-------- Data for processing --------
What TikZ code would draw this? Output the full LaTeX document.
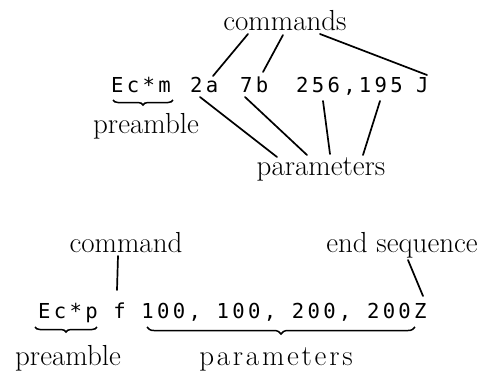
--------
-------- Data for processing --------
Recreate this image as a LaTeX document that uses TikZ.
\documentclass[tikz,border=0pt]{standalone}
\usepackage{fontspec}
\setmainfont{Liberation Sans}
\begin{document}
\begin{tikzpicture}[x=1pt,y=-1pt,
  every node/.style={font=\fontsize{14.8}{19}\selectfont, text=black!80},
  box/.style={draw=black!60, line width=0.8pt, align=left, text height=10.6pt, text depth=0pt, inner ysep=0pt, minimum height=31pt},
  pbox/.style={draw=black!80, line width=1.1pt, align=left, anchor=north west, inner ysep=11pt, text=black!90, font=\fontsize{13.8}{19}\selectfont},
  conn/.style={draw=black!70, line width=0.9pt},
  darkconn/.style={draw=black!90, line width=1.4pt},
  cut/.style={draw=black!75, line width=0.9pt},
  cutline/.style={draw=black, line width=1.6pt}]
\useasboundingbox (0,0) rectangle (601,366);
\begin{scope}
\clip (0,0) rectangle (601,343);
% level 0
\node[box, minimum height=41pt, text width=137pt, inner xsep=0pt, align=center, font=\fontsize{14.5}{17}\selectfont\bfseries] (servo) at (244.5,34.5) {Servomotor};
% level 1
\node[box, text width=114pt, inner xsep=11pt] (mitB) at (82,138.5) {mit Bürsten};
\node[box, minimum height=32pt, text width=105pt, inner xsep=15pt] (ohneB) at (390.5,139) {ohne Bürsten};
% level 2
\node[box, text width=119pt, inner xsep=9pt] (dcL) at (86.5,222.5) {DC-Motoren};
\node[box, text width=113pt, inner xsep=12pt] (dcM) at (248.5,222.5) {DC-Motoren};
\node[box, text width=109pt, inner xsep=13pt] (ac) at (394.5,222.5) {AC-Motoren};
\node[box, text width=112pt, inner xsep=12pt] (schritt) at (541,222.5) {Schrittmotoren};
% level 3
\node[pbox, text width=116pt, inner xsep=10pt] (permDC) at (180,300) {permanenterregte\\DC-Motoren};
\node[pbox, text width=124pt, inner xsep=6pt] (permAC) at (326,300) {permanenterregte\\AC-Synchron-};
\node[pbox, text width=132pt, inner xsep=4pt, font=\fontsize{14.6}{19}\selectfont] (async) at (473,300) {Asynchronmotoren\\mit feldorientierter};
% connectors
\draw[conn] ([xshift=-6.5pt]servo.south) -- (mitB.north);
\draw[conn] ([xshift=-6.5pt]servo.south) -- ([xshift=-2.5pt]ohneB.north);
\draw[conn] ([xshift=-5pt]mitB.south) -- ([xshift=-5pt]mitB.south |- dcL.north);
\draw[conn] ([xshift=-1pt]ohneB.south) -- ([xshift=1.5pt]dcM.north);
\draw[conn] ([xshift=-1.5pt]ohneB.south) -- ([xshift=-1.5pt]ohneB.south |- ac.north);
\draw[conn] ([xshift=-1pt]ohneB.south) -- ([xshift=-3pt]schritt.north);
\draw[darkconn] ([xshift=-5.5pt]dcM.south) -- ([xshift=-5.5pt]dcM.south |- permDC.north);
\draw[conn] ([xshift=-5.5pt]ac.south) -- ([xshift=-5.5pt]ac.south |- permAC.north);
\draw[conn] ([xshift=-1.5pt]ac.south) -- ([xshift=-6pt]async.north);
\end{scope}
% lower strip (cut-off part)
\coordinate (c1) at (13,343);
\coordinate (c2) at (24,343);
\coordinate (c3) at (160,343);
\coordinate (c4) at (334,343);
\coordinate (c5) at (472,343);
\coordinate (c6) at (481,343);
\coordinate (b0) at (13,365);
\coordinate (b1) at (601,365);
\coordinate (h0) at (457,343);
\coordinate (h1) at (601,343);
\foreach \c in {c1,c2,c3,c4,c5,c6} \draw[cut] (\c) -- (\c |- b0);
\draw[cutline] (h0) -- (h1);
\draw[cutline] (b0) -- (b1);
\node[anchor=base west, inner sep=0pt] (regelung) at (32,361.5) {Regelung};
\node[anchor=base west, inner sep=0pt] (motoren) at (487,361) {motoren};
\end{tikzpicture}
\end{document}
--------
-------- Data for processing --------
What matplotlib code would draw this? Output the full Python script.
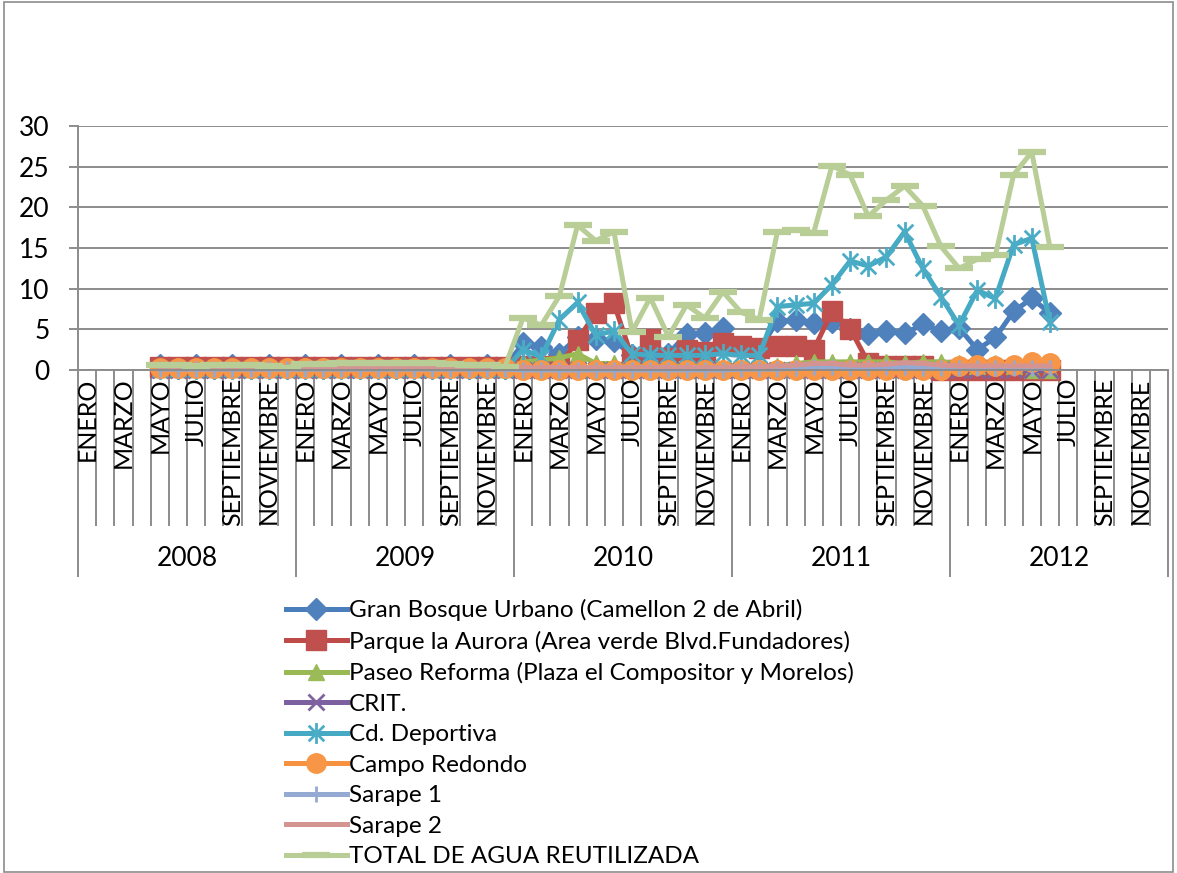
--------
### Do this
Show, from the material above, each line that includes the string "code".

### Exercise output
What TikZ code would draw this? Output the full LaTeX document.
What matplotlib code would draw this? Output the full Python script.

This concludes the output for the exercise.